- _Exercise_
Leave the pictures out and retype the lines from the beginning through the line with "Chart.defaults.color = '#000';", both ends included.

- _Source excerpt_
--*--

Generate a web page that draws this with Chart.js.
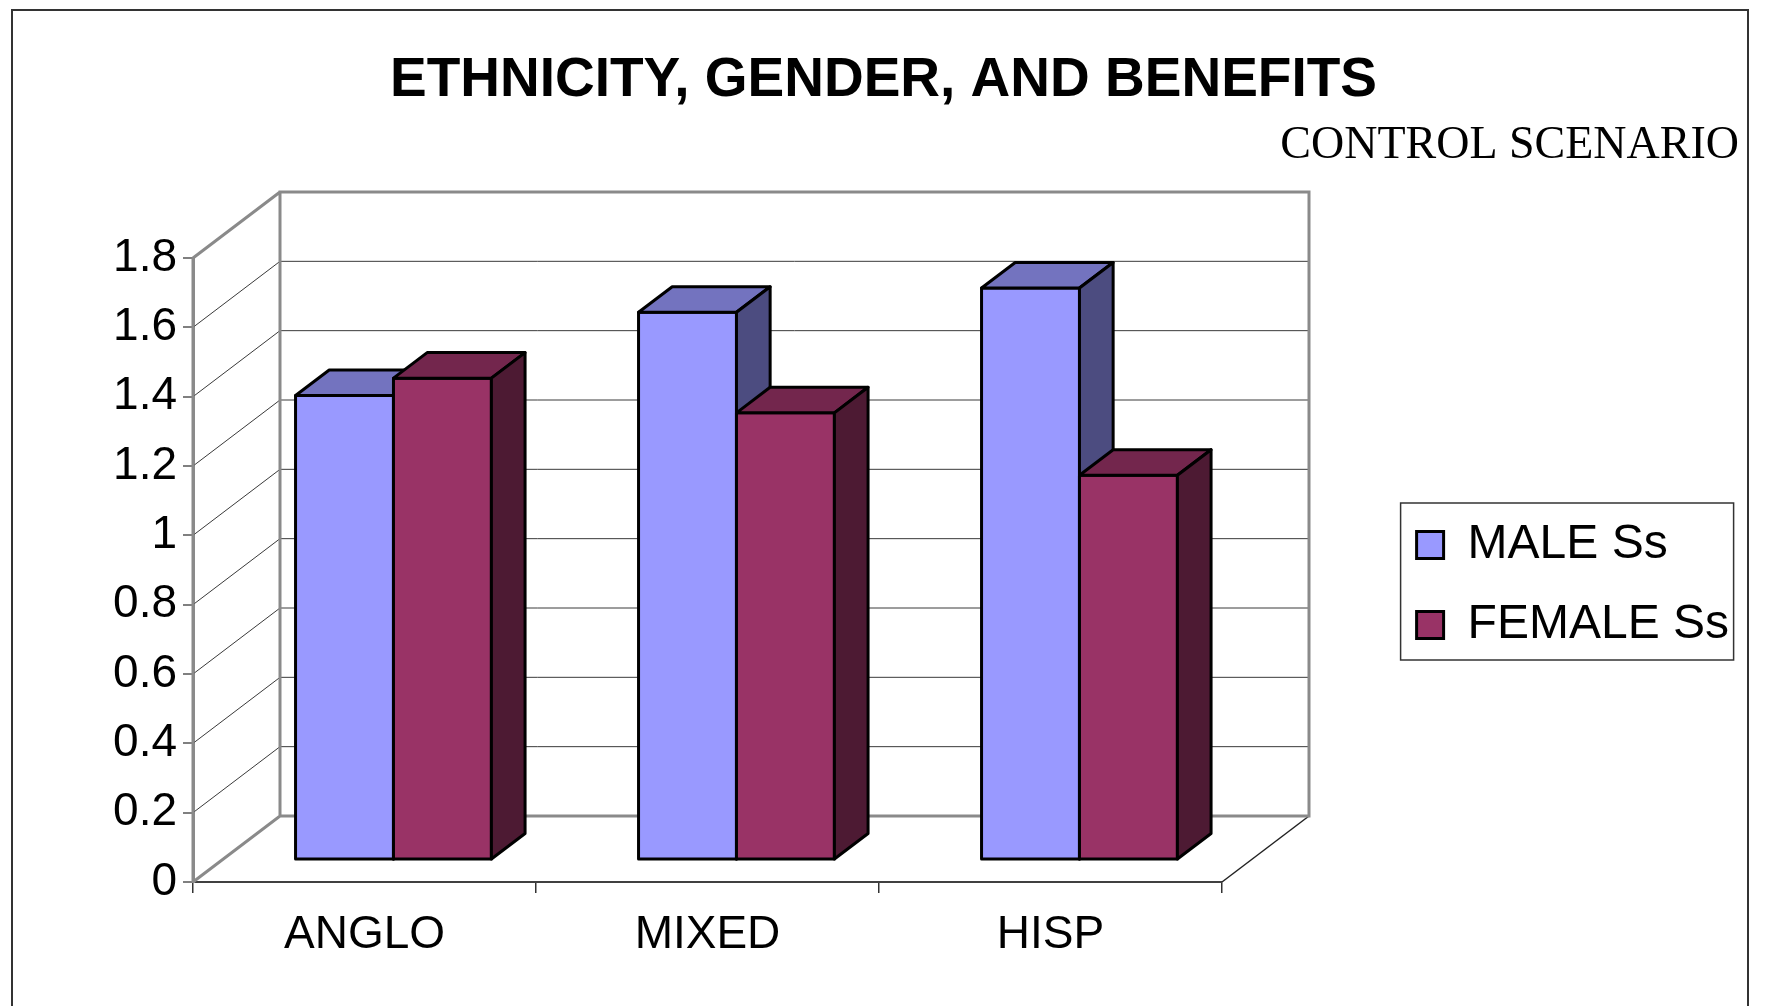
<!DOCTYPE html>
<html><head><meta charset="utf-8">
<script src="https://cdn.jsdelivr.net/npm/chart.js@4.4.1/dist/chart.umd.min.js"></script>
<style>html,body{margin:0;padding:0;background:#fff}#wrap{width:1767px;height:1006px;position:relative}</style>
</head><body><div id="wrap"><canvas id="c"></canvas></div>
<script>
// ---- data ----
const CATEGORIES = ['ANGLO', 'MIXED', 'HISP'];
const MALE = [1.34, 1.58, 1.65];
const FEMALE = [1.39, 1.29, 1.11];
const SERIES_NAMES = ['MALE Ss', 'FEMALE Ss'];
const Y_TICKS = ['0', '0.2', '0.4', '0.6', '0.8', '1', '1.2', '1.4', '1.6', '1.8'];
const TITLE = 'ETHNICITY, GENDER, AND BENEFITS';
const SUBTITLE = 'CONTROL SCENARIO';

// ---- layout / style constants ----
const SANS = "'Liberation Sans', Arial, sans-serif";
const SERIF = "'Liberation Serif', 'Times New Roman', serif";
const PLOT_LEFT = 193, PLOT_RIGHT = 1222, PLOT_BOTTOM = 882;
const DEPTH_X = 87, DEPTH_Y = -66;
const BAR_F0 = 0.333, BAR_F1 = 0.72;
const PAD_L = 28, PAD_R = 28;
const LEG_FONT = 48, LEG_BOX = 27, LEG_PAD = 32;
const FACE = {
  male: ['#9999FF', '#7373BF', '#4C4C80'],
  female: ['#993366', '#73264D', '#4D1A33']
};

Chart.defaults.font.family = SANS;
Chart.defaults.color = '#000';

const box3d = {
  id: 'box3d',
  beforeDraw(chart) {
    const ctx = chart.ctx;
    ctx.save();
    ctx.fillStyle = '#fff';
    ctx.fillRect(0, 0, chart.width, chart.height);
    ctx.strokeStyle = '#333';
    ctx.lineWidth = 2;
    ctx.strokeRect(12, 10, 1736, 1040);
    ctx.restore();
  },
  beforeDatasetDraw() { return false; },
  beforeDatasetsDraw(chart) {
    const { ctx, chartArea: a, scales: { y } } = chart;
    const L = a.left, R = a.right, B = a.bottom, T = a.top;
    ctx.save();
    ctx.lineCap = 'butt';
    ctx.lineWidth = 1;
    ctx.strokeStyle = '#3a3a3a';
    y.ticks.forEach(t => {
      if (t.value <= 0 || t.value >= y.max - 1e-9) return;
      const py = y.getPixelForValue(t.value);
      ctx.beginPath();
      ctx.moveTo(L + DEPTH_X, py + DEPTH_Y);
      ctx.lineTo(R + DEPTH_X, py + DEPTH_Y);
      ctx.moveTo(L, py);
      ctx.lineTo(L + DEPTH_X, py + DEPTH_Y);
      ctx.stroke();
    });
    ctx.lineWidth = 1.5;
    ctx.strokeStyle = '#222';
    ctx.beginPath();
    ctx.moveTo(R, B);
    ctx.lineTo(R + DEPTH_X, B + DEPTH_Y);
    ctx.stroke();
    ctx.lineWidth = 3;
    ctx.strokeStyle = '#8a8a8a';
    ctx.lineJoin = 'miter';
    ctx.beginPath();
    ctx.moveTo(L, B);
    ctx.lineTo(L + DEPTH_X, B + DEPTH_Y);
    ctx.lineTo(R + DEPTH_X, B + DEPTH_Y);
    ctx.lineTo(R + DEPTH_X, T + DEPTH_Y);
    ctx.lineTo(L + DEPTH_X, T + DEPTH_Y);
    ctx.lineTo(L + DEPTH_X, B + DEPTH_Y);
    ctx.moveTo(L, T);
    ctx.lineTo(L + DEPTH_X, T + DEPTH_Y);
    ctx.moveTo(L, T);
    ctx.lineTo(L, B);
    ctx.stroke();
    ctx.restore();
  },
  afterDatasetsDraw(chart) {
    const ctx = chart.ctx;
    const ox = BAR_F0 * DEPTH_X, oy = BAR_F0 * DEPTH_Y;
    const bx = (BAR_F1 - BAR_F0) * DEPTH_X, by = (BAR_F1 - BAR_F0) * DEPTH_Y;
    const faces = [FACE.male, FACE.female];
    ctx.save();
    ctx.lineWidth = 3;
    ctx.strokeStyle = '#000';
    ctx.lineJoin = 'round';
    for (let i = 0; i < CATEGORIES.length; i++) {
      for (let d = 0; d < chart.data.datasets.length; d++) {
        const el = chart.getDatasetMeta(d).data[i];
        const p = el.getProps(['x', 'y', 'base', 'width'], true);
        const l = p.x - p.width / 2 + ox, r = p.x + p.width / 2 + ox;
        const t = p.y + oy, b = p.base + oy;
        const c = faces[d];
        ctx.beginPath();
        ctx.rect(l, t, r - l, b - t);
        ctx.fillStyle = c[0]; ctx.fill(); ctx.stroke();
        ctx.beginPath();
        ctx.moveTo(l, t); ctx.lineTo(l + bx, t + by); ctx.lineTo(r + bx, t + by); ctx.lineTo(r, t); ctx.closePath();
        ctx.fillStyle = c[1]; ctx.fill(); ctx.stroke();
        ctx.beginPath();
        ctx.moveTo(r, t); ctx.lineTo(r + bx, t + by); ctx.lineTo(r + bx, b + by); ctx.lineTo(r, b); ctx.closePath();
        ctx.fillStyle = c[2]; ctx.fill(); ctx.stroke();
      }
    }
    ctx.restore();
  },
  afterDraw(chart) {
    const lg = chart.legend;
    if (!lg || !lg.legendHitBoxes || !lg.legendHitBoxes.length) return;
    const hb = lg.legendHitBoxes;
    const last = hb[hb.length - 1];
    const ctx = chart.ctx;
    ctx.save();
    ctx.strokeStyle = '#333';
    ctx.lineWidth = 1.5;
    const x0 = hb[0].left - 16, y0 = hb[0].top - 18;
    const x1 = hb[0].left + 317, y1 = last.top + last.height + 11;
    ctx.strokeRect(x0, y0, x1 - x0, y1 - y0);
    ctx.restore();
  }
};

new Chart(document.getElementById('c'), {
  type: 'bar',
  data: {
    labels: CATEGORIES,
    datasets: [
      { label: SERIES_NAMES[0], data: MALE, backgroundColor: FACE.male[0], borderColor: '#000', borderWidth: 3 },
      { label: SERIES_NAMES[1], data: FEMALE, backgroundColor: FACE.female[0], borderColor: '#000', borderWidth: 3 }
    ]
  },
  options: {
    responsive: true,
    maintainAspectRatio: false,
    animation: false,
    devicePixelRatio: 1,
    categoryPercentage: 0.571,
    barPercentage: 1,
    layout: { padding: { top: 0, left: PAD_L, right: PAD_R, bottom: 0 } },
    plugins: {
      tooltip: { enabled: false },
      title: {
        display: true, text: TITLE, color: '#000',
        font: { family: SANS, size: 55, weight: 'bold', lineHeight: 1.2 },
        padding: { top: 48, bottom: 0 }
      },
      subtitle: {
        display: true, text: SUBTITLE, color: '#000', align: 'end',
        font: { family: SERIF, size: 46, weight: 'normal', lineHeight: 1.2 },
        padding: { top: 4, bottom: 84.8 }
      },
      legend: {
        position: 'right', fullSize: false, align: 'center', maxWidth: 600,
        title: { display: true, text: '', font: { size: 10, lineHeight: 1 }, padding: { top: 20, bottom: 0 } },
        labels: {
          font: { family: SANS, size: LEG_FONT, lineHeight: 1.2 }, color: '#000',
          boxWidth: LEG_BOX, boxHeight: LEG_BOX, padding: LEG_PAD
        }
      }
    },
    scales: {
      x: {
        offset: true,
        grid: { display: true, drawOnChartArea: false, drawTicks: true, tickLength: 11, color: '#333', lineWidth: 1.5, offset: true },
        border: { display: true, color: '#404040', width: 2 },
        ticks: { font: { family: SANS, size: 46, lineHeight: 1.2 }, color: '#000', padding: 15, maxRotation: 0, autoSkip: false },
        afterFit: s => { s.height = s.chart.height - PLOT_BOTTOM; }
      },
      y: {
        min: 0, max: 1.8,
        grid: { display: true, drawOnChartArea: false, tickLength: 10, color: '#808080', lineWidth: 2 },
        border: { display: true, color: '#8a8a8a', width: 3 },
        ticks: {
          stepSize: 0.2, color: '#000', padding: 6,
          font: { family: SANS, size: 46, lineHeight: 1.2 },
          callback: v => Y_TICKS[Math.round(v / 0.2)]
        },
        afterFit: s => { s.width = PLOT_LEFT - PAD_L; }
      },
      spacer: {
        type: 'linear', position: 'right', display: true,
        grid: { display: false }, border: { display: false }, ticks: { display: false },
        afterFit: s => {
          const ctx = s.ctx;
          ctx.save();
          ctx.font = LEG_FONT + 'px ' + SANS;
          const tw = Math.max(...SERIES_NAMES.map(t => ctx.measureText(t).width));
          ctx.restore();
          const legW = LEG_PAD + LEG_BOX + LEG_FONT / 2 + tw + 10;
          s.width = Math.max(0, s.chart.width - PAD_R - legW - PLOT_RIGHT);
        }
      }
    }
  },
  plugins: [box3d]
});
</script>
</body></html>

--*--

- _Solved problem_
Generate a web page that draws this with Chart.js.
<!DOCTYPE html>
<html><head><meta charset="utf-8">
<script src="https://cdn.jsdelivr.net/npm/chart.js@4.4.1/dist/chart.umd.min.js"></script>
<style>html,body{margin:0;padding:0;background:#fff}#wrap{width:1767px;height:1006px;position:relative}</style>
</head><body><div id="wrap"><canvas id="c"></canvas></div>
<script>
// ---- data ----
const CATEGORIES = ['ANGLO', 'MIXED', 'HISP'];
const MALE = [1.34, 1.58, 1.65];
const FEMALE = [1.39, 1.29, 1.11];
const SERIES_NAMES = ['MALE Ss', 'FEMALE Ss'];
const Y_TICKS = ['0', '0.2', '0.4', '0.6', '0.8', '1', '1.2', '1.4', '1.6', '1.8'];
const TITLE = 'ETHNICITY, GENDER, AND BENEFITS';
const SUBTITLE = 'CONTROL SCENARIO';

// ---- layout / style constants ----
const SANS = "'Liberation Sans', Arial, sans-serif";
const SERIF = "'Liberation Serif', 'Times New Roman', serif";
const PLOT_LEFT = 193, PLOT_RIGHT = 1222, PLOT_BOTTOM = 882;
const DEPTH_X = 87, DEPTH_Y = -66;
const BAR_F0 = 0.333, BAR_F1 = 0.72;
const PAD_L = 28, PAD_R = 28;
const LEG_FONT = 48, LEG_BOX = 27, LEG_PAD = 32;
const FACE = {
  male: ['#9999FF', '#7373BF', '#4C4C80'],
  female: ['#993366', '#73264D', '#4D1A33']
};

Chart.defaults.font.family = SANS;
Chart.defaults.color = '#000';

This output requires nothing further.